> _JOB_:
Leaving out the pictures, retype all the material exactly.

> _PROVIDED DATA_:
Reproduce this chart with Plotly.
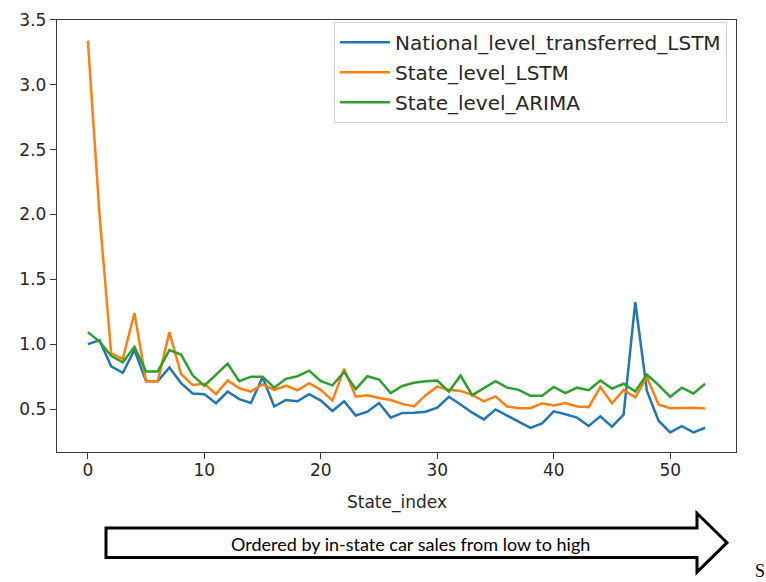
import plotly.graph_objects as go

# Error per state, states ordered by in-state car sales (low -> high)
state_index = list(range(54))

national_transferred_lstm = [
    1.00, 1.03, 0.83, 0.78, 0.955, 0.715, 0.715, 0.82, 0.70, 0.62,
    0.615, 0.545, 0.635, 0.577, 0.547, 0.745, 0.52, 0.57, 0.56, 0.615,
    0.565, 0.485, 0.56, 0.45, 0.48, 0.547, 0.434, 0.47, 0.472, 0.48,
    0.51, 0.595, 0.535, 0.472, 0.42, 0.497, 0.45, 0.40, 0.355, 0.39,
    0.482, 0.46, 0.434, 0.37, 0.444, 0.364, 0.457, 1.325, 0.64, 0.41,
    0.32, 0.368, 0.32, 0.356,
]
state_lstm = [
    3.34, 2.00, 0.93, 0.887, 1.24, 0.715, 0.715, 1.093, 0.77, 0.685,
    0.695, 0.615, 0.72, 0.66, 0.635, 0.69, 0.648, 0.68, 0.645, 0.70,
    0.648, 0.565, 0.81, 0.595, 0.607, 0.585, 0.57, 0.54, 0.52, 0.607,
    0.673, 0.648, 0.64, 0.61, 0.56, 0.598, 0.52, 0.507, 0.507, 0.545,
    0.527, 0.547, 0.52, 0.515, 0.67, 0.545, 0.648, 0.59, 0.746, 0.535,
    0.507, 0.51, 0.51, 0.504,
]
state_arima = [
    1.093, 1.02, 0.91, 0.86, 0.98, 0.79, 0.79, 0.955, 0.92, 0.76,
    0.68, 0.765, 0.85, 0.715, 0.75, 0.75, 0.665, 0.733, 0.753, 0.796,
    0.715, 0.683, 0.786, 0.653, 0.753, 0.728, 0.623, 0.678, 0.703, 0.715,
    0.72, 0.635, 0.758, 0.607, 0.66, 0.715, 0.665, 0.648, 0.602, 0.602,
    0.67, 0.623, 0.665, 0.645, 0.72, 0.658, 0.695, 0.635, 0.766, 0.685,
    0.595, 0.665, 0.62, 0.695,
]

series_names = ["National_level_transferred_LSTM", "State_level_LSTM", "State_level_ARIMA"]
series_values = [national_transferred_lstm, state_lstm, state_arima]
series_colors = ["#1f77b4", "#ff7f0e", "#2ca02c"]

x_ticks = [0, 10, 20, 30, 40, 50]
y_ticks = [0.5, 1.0, 1.5, 2.0, 2.5, 3.0, 3.5]

W, H = 766, 582


def px(x):
    return x / W


def py(y):
    return 1 - y / H


fig = go.Figure()
for name, vals, col, grp in zip(series_names, series_values, series_colors, "abc"):
    fig.add_trace(go.Scatter(
        x=state_index, y=vals, mode="lines", name=name,
        line=dict(color=col, width=2.5), legendgroup=grp,
    ))

axis_common = dict(
    showgrid=False, zeroline=False, showline=True, mirror=True,
    linecolor="#3a3a3a", linewidth=1.4, ticks="outside", ticklen=6,
    tickwidth=1.3, tickcolor="#3a3a3a", ticklabeloverflow="allow",
    tickfont=dict(family="DejaVu Sans", size=17, color="#262626"),
)

fig.update_layout(
    width=W, height=H,
    margin=dict(l=0, r=0, t=0, b=0),
    paper_bgcolor="white", plot_bgcolor="white",
    xaxis=dict(domain=[px(57), px(736)], range=[-2.65, 55.65],
               tickvals=x_ticks, ticklabelstandoff=-4, **axis_common),
    yaxis=dict(domain=[py(450), py(10)], range=[0.167, 3.5],
               tickvals=y_ticks, tickformat=".1f", ticksuffix=" ",
               **axis_common),
    legend=dict(
        x=px(727), y=py(12), xanchor="right", yanchor="top",
        bgcolor="white", bordercolor="#d0d0d0", borderwidth=1,
        font=dict(family="DejaVu Sans", size=20, color="#262626"),
        traceorder="grouped", tracegroupgap=1, itemwidth=50,
    ),
    showlegend=True,
)

# x-axis title
fig.add_annotation(
    x=px(397), y=py(501), xref="paper", yref="paper",
    text="State_index", showarrow=False, xanchor="center", yanchor="middle",
    font=dict(family="DejaVu Sans", size=17, color="#262626"),
)

# Outlined arrow under the axis
arrow_pts = [(106, 527), (697, 527), (697, 512), (727, 542),
             (697, 572), (697, 557), (106, 557)]
path = "M " + " L ".join(f"{px(x):.5f},{py(y):.5f}" for x, y in arrow_pts) + " Z"
fig.add_shape(type="path", path=path, xref="paper", yref="paper",
              line=dict(color="black", width=3), fillcolor="white")

fig.add_annotation(
    x=px(410), y=py(543), xref="paper", yref="paper",
    text="Ordered by in-state car sales from low to high", showarrow=False,
    xanchor="center", yanchor="middle",
    font=dict(family="Lato", size=18, color="black"),
)

fig.add_annotation(
    x=px(753), y=py(571), xref="paper", yref="paper",
    text="S", showarrow=False, xanchor="left", yanchor="middle",
    font=dict(family="Liberation Serif", size=18, color="black"),
)

fig.write_html("out.html")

> _EXERCISE ANSWER_:
Reproduce this chart with Plotly.
import plotly.graph_objects as go

# Error per state, states ordered by in-state car sales (low -> high)
state_index = list(range(54))

national_transferred_lstm = [
    1.00, 1.03, 0.83, 0.78, 0.955, 0.715, 0.715, 0.82, 0.70, 0.62,
    0.615, 0.545, 0.635, 0.577, 0.547, 0.745, 0.52, 0.57, 0.56, 0.615,
    0.565, 0.485, 0.56, 0.45, 0.48, 0.547, 0.434, 0.47, 0.472, 0.48,
    0.51, 0.595, 0.535, 0.472, 0.42, 0.497, 0.45, 0.40, 0.355, 0.39,
    0.482, 0.46, 0.434, 0.37, 0.444, 0.364, 0.457, 1.325, 0.64, 0.41,
    0.32, 0.368, 0.32, 0.356,
]
state_lstm = [
    3.34, 2.00, 0.93, 0.887, 1.24, 0.715, 0.715, 1.093, 0.77, 0.685,
    0.695, 0.615, 0.72, 0.66, 0.635, 0.69, 0.648, 0.68, 0.645, 0.70,
    0.648, 0.565, 0.81, 0.595, 0.607, 0.585, 0.57, 0.54, 0.52, 0.607,
    0.673, 0.648, 0.64, 0.61, 0.56, 0.598, 0.52, 0.507, 0.507, 0.545,
    0.527, 0.547, 0.52, 0.515, 0.67, 0.545, 0.648, 0.59, 0.746, 0.535,
    0.507, 0.51, 0.51, 0.504,
]
state_arima = [
    1.093, 1.02, 0.91, 0.86, 0.98, 0.79, 0.79, 0.955, 0.92, 0.76,
    0.68, 0.765, 0.85, 0.715, 0.75, 0.75, 0.665, 0.733, 0.753, 0.796,
    0.715, 0.683, 0.786, 0.653, 0.753, 0.728, 0.623, 0.678, 0.703, 0.715,
    0.72, 0.635, 0.758, 0.607, 0.66, 0.715, 0.665, 0.648, 0.602, 0.602,
    0.67, 0.623, 0.665, 0.645, 0.72, 0.658, 0.695, 0.635, 0.766, 0.685,
    0.595, 0.665, 0.62, 0.695,
]

series_names = ["National_level_transferred_LSTM", "State_level_LSTM", "State_level_ARIMA"]
series_values = [national_transferred_lstm, state_lstm, state_arima]
series_colors = ["#1f77b4", "#ff7f0e", "#2ca02c"]

x_ticks = [0, 10, 20, 30, 40, 50]
y_ticks = [0.5, 1.0, 1.5, 2.0, 2.5, 3.0, 3.5]

W, H = 766, 582


def px(x):
    return x / W


def py(y):
    return 1 - y / H


fig = go.Figure()
for name, vals, col, grp in zip(series_names, series_values, series_colors, "abc"):
    fig.add_trace(go.Scatter(
        x=state_index, y=vals, mode="lines", name=name,
        line=dict(color=col, width=2.5), legendgroup=grp,
    ))

axis_common = dict(
    showgrid=False, zeroline=False, showline=True, mirror=True,
    linecolor="#3a3a3a", linewidth=1.4, ticks="outside", ticklen=6,
    tickwidth=1.3, tickcolor="#3a3a3a", ticklabeloverflow="allow",
    tickfont=dict(family="DejaVu Sans", size=17, color="#262626"),
)

fig.update_layout(
    width=W, height=H,
    margin=dict(l=0, r=0, t=0, b=0),
    paper_bgcolor="white", plot_bgcolor="white",
    xaxis=dict(domain=[px(57), px(736)], range=[-2.65, 55.65],
               tickvals=x_ticks, ticklabelstandoff=-4, **axis_common),
    yaxis=dict(domain=[py(450), py(10)], range=[0.167, 3.5],
               tickvals=y_ticks, tickformat=".1f", ticksuffix=" ",
               **axis_common),
    legend=dict(
        x=px(727), y=py(12), xanchor="right", yanchor="top",
        bgcolor="white", bordercolor="#d0d0d0", borderwidth=1,
        font=dict(family="DejaVu Sans", size=20, color="#262626"),
        traceorder="grouped", tracegroupgap=1, itemwidth=50,
    ),
    showlegend=True,
)

# x-axis title
fig.add_annotation(
    x=px(397), y=py(501), xref="paper", yref="paper",
    text="State_index", showarrow=False, xanchor="center", yanchor="middle",
    font=dict(family="DejaVu Sans", size=17, color="#262626"),
)

# Outlined arrow under the axis
arrow_pts = [(106, 527), (697, 527), (697, 512), (727, 542),
             (697, 572), (697, 557), (106, 557)]
path = "M " + " L ".join(f"{px(x):.5f},{py(y):.5f}" for x, y in arrow_pts) + " Z"
fig.add_shape(type="path", path=path, xref="paper", yref="paper",
              line=dict(color="black", width=3), fillcolor="white")

fig.add_annotation(
    x=px(410), y=py(543), xref="paper", yref="paper",
    text="Ordered by in-state car sales from low to high", showarrow=False,
    xanchor="center", yanchor="middle",
    font=dict(family="Lato", size=18, color="black"),
)

fig.add_annotation(
    x=px(753), y=py(571), xref="paper", yref="paper",
    text="S", showarrow=False, xanchor="left", yanchor="middle",
    font=dict(family="Liberation Serif", size=18, color="black"),
)

fig.write_html("out.html")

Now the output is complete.